Preheat oven to 375°F. To assemble dessert, roll out dough on a lightly floured surface to a 15 x 18-inch rectangle. Spoon cooled filling onto center of dough and spread to with 3 inches of edges.
Sprinkle 1 cup of minature chocolate chips on top. From long side, roll up dough jelly-roll fashion. Press seam to seal. Lift carefully into a greased 10-inch springform tube pan. Press ends together to seal. Do not let rise. 4. Bake 35 to 40 mins, or until golden brown.
Let cake cool in pan 15 mins, the loosen sides, remove cake ring from pan, and let cool completely. When cool, cover with Rich Chocolate Glaze and sprinkle remaining ¼ cup minature chocolate chips over top.
REFRIGERATED SOUR CREAM COFFEECAKE DOUGH: 4 cups flour ½ tsp salt 2 sticks cold butter 2 (¼ oz) pkgs active dry yeast ¼ cup warm water (105° to 115°) ⅓ cup sugar 3 eggs 1 cup sour cream 1 ½ tsp vanilla extract
1. In a food processor, combine flour and salt. Cut butter over top in ¼-inch slices, distribute evenly. Pulse 8 times, or until mixture resembles very coarse meal. 2. In a small bowl, soften yeast in warm water 5 mins. Stir in sugar. Blend eggs with sour cream and vanilla and mix with yeast mixture until well blended. Add to processor and pulse 2 or 3 times, or until dough is formed. 3. Transfer to a covered container and store in refrigerator at least 3 hours and no longer than 2 days. Remove dough when ready to make Chocolate Race Track.
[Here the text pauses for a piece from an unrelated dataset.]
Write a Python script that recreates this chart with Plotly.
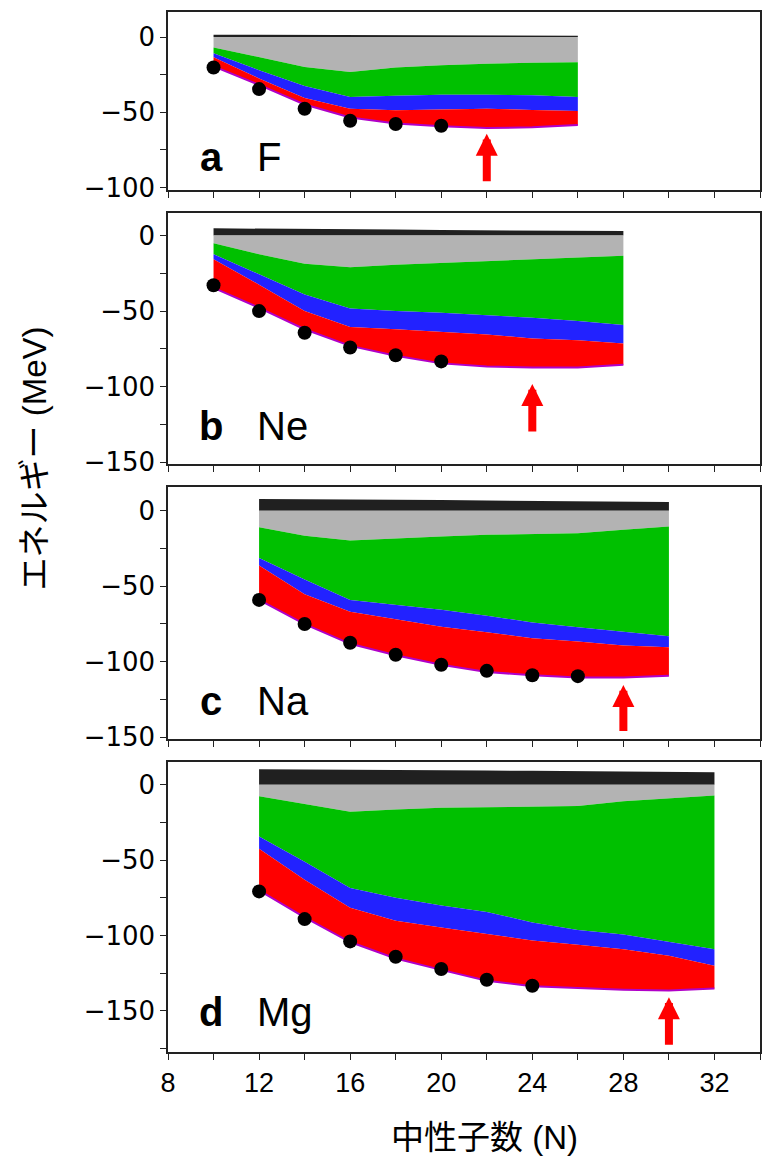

RICH CHOCOLATE GLAZE: ½ cup semisweet chocolate chips 1 Tbs butter 1 Tbs milk 2 tsp light corn syrup 1 tsp vanilla extract In a 1-cup glass measure, combine chocolate chips, butter, milk, and corn syrup. Heat in a microwave on High 40 to 60 secs, or until melted and smooth when stirred. Stir in vanilla. Let cool slightly before using.